“Pay careful attention to yourselves and to all the flock, in which the Holy Spirit has made you overseers, to care for the church of God, which he obtained with his own blood” (Acts 20:28).
“The saying is trustworthy: If anyone aspires to the office of overseer, he desires a noble task. Therefore an overseer must be above reproach, the husband of one wife, sober-minded, self-controlled, respectable, hospitable, able to teach, not a drunkard, not violent but gentle, not quarrelsome, not a lover of money. He must manage his own household well, with all dignity keeping his children submissive, for if someone does not know how to manage his own household, how will he care for God’s church? He must not be a recent convert, or he may become puffed up with conceit and fall into the condemnation of the devil. Moreover, he must be well thought of by outsiders, so that he may not fall into disgrace, into a snare of the devil” (1 Tim 3:1-7).
Elder (presbyter), pastor (shepherd), and bishop (overseer) all refer to the same office, the most important and thankless role among the people of God. Elders care for the spiritually sick, they pray for the physically sick, and they keep error away from the local congregation. I have been privileged to know some mighty fine elders in my time. Today, I wish to thank God for some marvelous elders with whom I have worked.
Tammy and I will both readily tell you that Harold Jones is one of the best men that we’ve ever known. Harold loves the Lord. Harold wants to do the right thing. Throughout our time with the Owingsville, Kentucky congregation, Tammy and I saw Jesus living in Harold. Knowing Harold richly blessed our lives.
When I began working with the Alum Creek, West Virginia congregation, Gerald took me under his wing and taught me the ins and outs of working in West Virginia. If someone was in the hospital, Gerald was there. If someone needed spiritual counsel, Gerald was there. If someone needed to be married, Gerald was there. If someone needed to be eulogized, Gerald was there. Gerald taught me much about compassion and love and servant leadership. I wept and wept the day Gerald died, for he blessed my life so richly.

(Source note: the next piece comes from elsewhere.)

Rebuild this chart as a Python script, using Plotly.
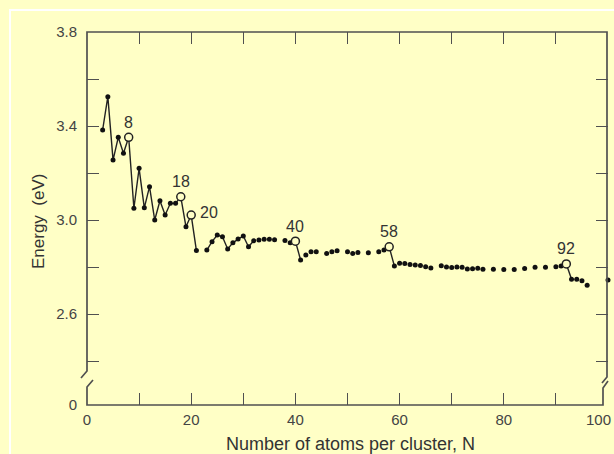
import plotly.graph_objects as go

# ---- data ----
cluster_size = [3, 4, 5, 6, 7, 8, 9, 10, 11, 12, 13, 14, 15, 16, 17, 18, 19, 20, 21,
                23, 24, 25, 26, 27, 28, 29, 30, 31, 32, 33, 34, 35, 36, 38, 39, 40,
                41, 42, 43, 44, 46, 47, 48, 50, 51, 52, 54, 56, 57, 58, 59, 60, 61,
                62, 63, 64, 65, 66, 68, 69, 70, 71, 72, 73, 74, 75, 76, 78, 80, 82,
                84, 86, 88, 90, 91, 92, 93, 94, 95, 96, 100]
energy_ev = [3.383, 3.525, 3.255, 3.352, 3.284, 3.352, 3.050, 3.220, 3.052, 3.142,
             3.000, 3.082, 3.021, 3.071, 3.071, 3.099, 2.971, 3.021, 2.870,
             2.872, 2.908, 2.936, 2.929, 2.877, 2.903, 2.919, 2.932, 2.886, 2.912,
             2.915, 2.918, 2.918, 2.916, 2.913, 2.903, 2.910,
             2.830, 2.851, 2.865, 2.865, 2.858, 2.865, 2.869, 2.865, 2.858, 2.862,
             2.861, 2.865, 2.872, 2.886, 2.804, 2.816, 2.815,
             2.811, 2.809, 2.806, 2.801, 2.796, 2.805, 2.800, 2.798, 2.800, 2.799,
             2.792, 2.793, 2.795, 2.791, 2.791, 2.790, 2.790,
             2.794, 2.799, 2.799, 2.801, 2.804, 2.813, 2.748, 2.748, 2.742, 2.723,
             2.745]
magic_numbers = [8, 18, 20, 40, 58, 92]
connected_runs = [(3, 21), (23, 32), (40, 41), (58, 59), (92, 93)]
x_tick_vals = [0, 20, 40, 60, 80]
x_last_label = "100"
y_axis_bottom = 2.213          # position of the broken-axis "0"
y_tick_vals = [y_axis_bottom, 2.4, 2.6, 2.8, 3.0, 3.2, 3.4, 3.6, 3.8]
y_tick_text = ["0", "", "2.6", "", "3.0", "", "3.4", "", "3.8"]

BG = "#FFFFC6"
INK = "#222222"
AX = "#505050"
FONT = "Liberation Sans, Arial, sans-serif"

W, H = 614, 454
L, R, T, B = 87, 6, 32, 49
PW, PH = W - L - R, H - T - B


def px(xp):
    return (xp - L) / PW


def py(yp):
    return (H - B - yp) / PH


lookup = dict(zip(cluster_size, energy_ev))

fig = go.Figure()

# connected segments
lx, ly = [], []
for a, b in connected_runs:
    for n in cluster_size:
        if a <= n <= b:
            lx.append(n)
            ly.append(lookup[n])
    lx.append(None)
    ly.append(None)
fig.add_trace(go.Scatter(x=lx, y=ly, mode="lines",
                         line=dict(color=INK, width=1.4),
                         hoverinfo="skip", showlegend=False, cliponaxis=False))

# filled dots
fx = [n for n in cluster_size if n not in magic_numbers]
fy = [lookup[n] for n in fx]
fig.add_trace(go.Scatter(x=fx, y=fy, mode="markers",
                         marker=dict(color="#111111", size=5),
                         showlegend=False, cliponaxis=False))

# open circles at magic numbers
mx = magic_numbers
my = [lookup[n] for n in mx]
fig.add_trace(go.Scatter(x=mx, y=my, mode="markers",
                         marker=dict(color=BG, size=8,
                                     line=dict(color=INK, width=1.5)),
                         showlegend=False, cliponaxis=False))

annotations = []
for n in magic_numbers:
    xs, ys = 0, 15
    if n == 20:
        xs, ys = 18, 3
    annotations.append(dict(x=n, y=lookup[n], text=str(n), showarrow=False,
                            xshift=xs, yshift=ys,
                            font=dict(family=FONT, size=16, color="#333333")))

# last x tick label, kept inside the page edge
annotations.append(dict(xref="paper", yref="paper", x=px(613), y=py(419),
                        xanchor="right", yanchor="middle", text=x_last_label,
                        showarrow=False,
                        font=dict(family=FONT, size=15, color="#444444")))
annotations.append(dict(xref="paper", yref="paper", x=px(350), y=py(444),
                        xanchor="center", yanchor="middle",
                        text="Number of atoms per cluster, N", showarrow=False,
                        font=dict(family=FONT, size=18, color="#333333")))
annotations.append(dict(xref="paper", yref="paper", x=px(38), y=py(222),
                        xanchor="center", yanchor="middle",
                        text="Energy\u00a0 (eV)", textangle=-90, showarrow=False,
                        font=dict(family=FONT, size=17, color="#333333")))

shapes = []


def seg(pts, color=AX, width=1.7):
    path = "M " + " L ".join(f"{px(a):.5f},{py(b):.5f}" for a, b in pts)
    shapes.append(dict(type="path", xref="paper", yref="paper", path=path,
                       line=dict(color=color, width=width)))


# frame with axis breaks
seg([(81, 378), (87, 371), (87, 32), (607, 32), (607, 377), (602, 383)])
seg([(93, 380), (87, 387), (87, 405), (603, 405), (603, 388), (608, 381)])
# outer white rule
seg([(10, 460), (10, 10), (620, 10)], color="white", width=2)

fig.update_layout(
    width=W, height=H,
    margin=dict(l=L, r=R, t=T, b=B, autoexpand=False),
    paper_bgcolor=BG, plot_bgcolor=BG,
    shapes=shapes, annotations=annotations,
    font=dict(family=FONT, color="#444444"),
)
fig.update_xaxes(range=[0, 100], showgrid=False, zeroline=False, showline=False,
                 automargin=False,
                 ticks="inside", ticklen=12, tickwidth=1.4, tickcolor=AX,
                 mirror="ticks",
                 tickvals=list(range(0, 101, 10)),
                 ticktext=[str(v) if v in x_tick_vals else "" for v in range(0, 101, 10)],
                 ticklabelstandoff=4, ticklabeloverflow="allow",
                 tickfont=dict(family=FONT, size=15, color="#444444"))
fig.update_yaxes(range=[y_axis_bottom, 3.8], showgrid=False, zeroline=False,
                 automargin=False,
                 showline=False, ticks="inside", ticklen=12, tickwidth=1.4,
                 tickcolor=AX, mirror="ticks",
                 tickvals=y_tick_vals, ticktext=y_tick_text,
                 ticklabelstandoff=9,
                 tickfont=dict(family=FONT, size=15, color="#444444"))

fig.write_html(
    "out.html",
    config={"displayModeBar": False},
    post_script="document.body.style.margin='0';document.body.style.background='%s';" % BG,
)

After I accepted the position with the Dale Ridge church in Roanoke, Virginia, I needed to find a place to live. In a phone conversation with Joe, I expressed my felt need to find a place to live before we moved to Roanoke. Joe said I didn’t need to worry because my family would live with Jan and him while we looked for a house. What?!?! I was really going to live with an elder and his wife?! I was more nervous about living with Joe and Jan than I could ever say, but I rapidly learned how unfounded my concerns were. Joe and Jan welcomed us, loved us, and supported us during our transition. Had I known how loving and generous Joe and Jan are, I would never have been nervous about staying with them.
Joe loves the Lord. He studies Scripture and sought to keep error away from Dale Ridge. He loves souls and he was willing to exercise “tough love” to help people return to Jesus. Joe loves blessing people and is extremely generous. Tammy has recently said that Joe is one of the top five men she’s ever known. Without any doubt, Joe is one of the best men I’ve ever known.
Elders have a great and important role among the people of God. They lead, not only by their teaching and direction but by their example. I have been blessed to see some elders walk hand in hand with God and seek to honor Him with their entire being, and I’m all the better for it.